- [Task directions] Starting with the first line below, extract each line through the one that contains "const frameP = 100;", inclusive, excluding pictures.

- [Information shown]
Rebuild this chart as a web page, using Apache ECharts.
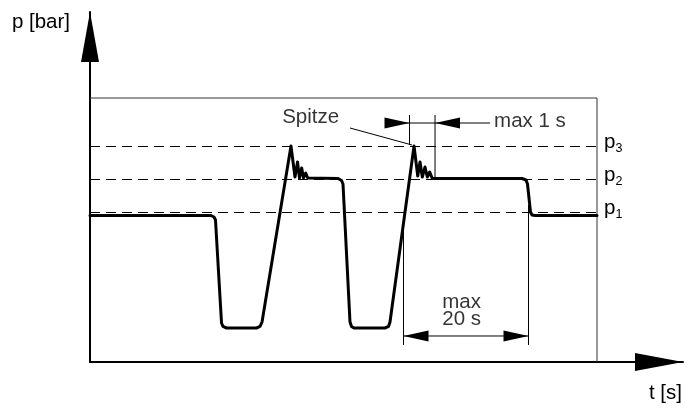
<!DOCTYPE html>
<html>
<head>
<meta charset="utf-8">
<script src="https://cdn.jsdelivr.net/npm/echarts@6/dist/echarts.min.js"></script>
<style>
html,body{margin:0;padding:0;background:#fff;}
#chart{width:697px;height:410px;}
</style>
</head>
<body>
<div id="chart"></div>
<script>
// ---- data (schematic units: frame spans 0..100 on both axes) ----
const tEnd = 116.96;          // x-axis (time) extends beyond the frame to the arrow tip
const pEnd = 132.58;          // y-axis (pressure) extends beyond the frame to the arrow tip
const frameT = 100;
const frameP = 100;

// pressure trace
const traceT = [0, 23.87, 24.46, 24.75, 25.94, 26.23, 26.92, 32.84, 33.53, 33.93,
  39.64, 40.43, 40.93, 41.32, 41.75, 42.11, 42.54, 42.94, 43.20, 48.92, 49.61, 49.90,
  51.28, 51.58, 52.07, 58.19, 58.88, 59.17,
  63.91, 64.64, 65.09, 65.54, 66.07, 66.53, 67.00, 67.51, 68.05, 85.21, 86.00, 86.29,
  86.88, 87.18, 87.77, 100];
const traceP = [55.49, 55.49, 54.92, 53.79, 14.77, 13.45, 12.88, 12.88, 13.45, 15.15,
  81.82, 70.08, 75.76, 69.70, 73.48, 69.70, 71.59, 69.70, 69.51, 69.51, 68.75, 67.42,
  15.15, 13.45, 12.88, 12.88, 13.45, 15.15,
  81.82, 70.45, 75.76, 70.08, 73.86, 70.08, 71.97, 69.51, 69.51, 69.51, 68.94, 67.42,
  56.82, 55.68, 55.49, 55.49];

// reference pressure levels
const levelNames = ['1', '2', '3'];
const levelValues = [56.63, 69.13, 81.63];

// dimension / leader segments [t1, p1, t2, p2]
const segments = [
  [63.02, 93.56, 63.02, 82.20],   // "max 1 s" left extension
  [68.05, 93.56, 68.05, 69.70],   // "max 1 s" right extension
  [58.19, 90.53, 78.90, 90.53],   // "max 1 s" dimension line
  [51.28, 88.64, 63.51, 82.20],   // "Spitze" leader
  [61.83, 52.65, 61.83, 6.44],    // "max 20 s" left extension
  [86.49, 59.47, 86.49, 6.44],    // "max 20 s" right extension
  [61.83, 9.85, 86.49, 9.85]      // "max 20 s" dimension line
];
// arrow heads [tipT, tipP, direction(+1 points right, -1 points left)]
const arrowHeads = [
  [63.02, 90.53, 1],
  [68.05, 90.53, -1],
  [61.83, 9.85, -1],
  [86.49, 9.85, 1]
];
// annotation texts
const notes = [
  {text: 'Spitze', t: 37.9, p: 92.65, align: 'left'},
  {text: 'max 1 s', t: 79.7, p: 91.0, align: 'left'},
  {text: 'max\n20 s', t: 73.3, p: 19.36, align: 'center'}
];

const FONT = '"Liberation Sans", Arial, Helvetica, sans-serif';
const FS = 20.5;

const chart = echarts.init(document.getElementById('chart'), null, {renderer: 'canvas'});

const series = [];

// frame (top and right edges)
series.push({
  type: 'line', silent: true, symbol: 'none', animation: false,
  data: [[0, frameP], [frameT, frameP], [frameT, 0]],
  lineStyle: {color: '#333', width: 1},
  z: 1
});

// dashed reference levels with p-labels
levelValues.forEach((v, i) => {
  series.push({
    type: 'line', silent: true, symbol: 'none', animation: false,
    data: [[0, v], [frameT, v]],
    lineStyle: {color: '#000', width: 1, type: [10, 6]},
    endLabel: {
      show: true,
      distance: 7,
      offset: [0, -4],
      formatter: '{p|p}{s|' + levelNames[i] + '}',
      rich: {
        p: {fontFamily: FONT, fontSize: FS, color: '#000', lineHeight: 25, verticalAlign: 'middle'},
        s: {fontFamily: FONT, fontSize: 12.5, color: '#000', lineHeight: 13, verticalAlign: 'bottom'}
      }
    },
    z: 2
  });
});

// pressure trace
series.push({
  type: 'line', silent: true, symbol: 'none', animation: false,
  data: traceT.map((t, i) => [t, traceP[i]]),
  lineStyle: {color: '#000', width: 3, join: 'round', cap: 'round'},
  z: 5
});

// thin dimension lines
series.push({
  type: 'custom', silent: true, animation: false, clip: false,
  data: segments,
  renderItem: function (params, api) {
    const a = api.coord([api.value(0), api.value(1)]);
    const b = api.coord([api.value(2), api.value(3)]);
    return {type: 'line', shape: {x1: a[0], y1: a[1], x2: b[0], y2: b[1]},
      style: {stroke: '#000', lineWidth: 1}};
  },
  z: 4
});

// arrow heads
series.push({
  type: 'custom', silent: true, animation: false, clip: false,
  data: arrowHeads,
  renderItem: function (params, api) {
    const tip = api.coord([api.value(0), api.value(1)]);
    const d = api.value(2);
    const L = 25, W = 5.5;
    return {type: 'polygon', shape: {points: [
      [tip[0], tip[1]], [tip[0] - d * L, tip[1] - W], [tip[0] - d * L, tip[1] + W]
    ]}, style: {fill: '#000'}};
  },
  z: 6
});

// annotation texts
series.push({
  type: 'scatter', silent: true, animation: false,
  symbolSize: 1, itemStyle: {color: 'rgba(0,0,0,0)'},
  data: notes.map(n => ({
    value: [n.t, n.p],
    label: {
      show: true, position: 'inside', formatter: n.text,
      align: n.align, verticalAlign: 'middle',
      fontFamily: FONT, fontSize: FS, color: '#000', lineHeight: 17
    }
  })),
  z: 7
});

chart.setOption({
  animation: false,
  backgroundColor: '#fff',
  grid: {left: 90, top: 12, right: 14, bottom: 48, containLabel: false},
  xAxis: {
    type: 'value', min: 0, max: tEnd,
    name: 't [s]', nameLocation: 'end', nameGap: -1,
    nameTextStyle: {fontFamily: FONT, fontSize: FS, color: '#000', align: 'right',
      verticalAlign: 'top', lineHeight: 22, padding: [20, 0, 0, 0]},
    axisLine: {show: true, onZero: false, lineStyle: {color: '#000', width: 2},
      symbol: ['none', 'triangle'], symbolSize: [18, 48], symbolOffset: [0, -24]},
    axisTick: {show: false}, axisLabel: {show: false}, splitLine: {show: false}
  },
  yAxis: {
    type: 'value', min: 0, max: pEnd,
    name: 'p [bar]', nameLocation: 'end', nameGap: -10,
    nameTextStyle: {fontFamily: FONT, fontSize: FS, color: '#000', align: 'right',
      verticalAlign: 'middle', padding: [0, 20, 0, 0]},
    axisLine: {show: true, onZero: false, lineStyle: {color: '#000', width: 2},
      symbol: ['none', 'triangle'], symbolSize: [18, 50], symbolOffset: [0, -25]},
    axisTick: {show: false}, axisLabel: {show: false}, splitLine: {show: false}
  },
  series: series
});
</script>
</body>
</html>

- [Answer to the exercise]
Rebuild this chart as a web page, using Apache ECharts.
<!DOCTYPE html>
<html>
<head>
<meta charset="utf-8">
<script src="https://cdn.jsdelivr.net/npm/echarts@6/dist/echarts.min.js"></script>
<style>
html,body{margin:0;padding:0;background:#fff;}
#chart{width:697px;height:410px;}
</style>
</head>
<body>
<div id="chart"></div>
<script>
// ---- data (schematic units: frame spans 0..100 on both axes) ----
const tEnd = 116.96;          // x-axis (time) extends beyond the frame to the arrow tip
const pEnd = 132.58;          // y-axis (pressure) extends beyond the frame to the arrow tip
const frameT = 100;
const frameP = 100;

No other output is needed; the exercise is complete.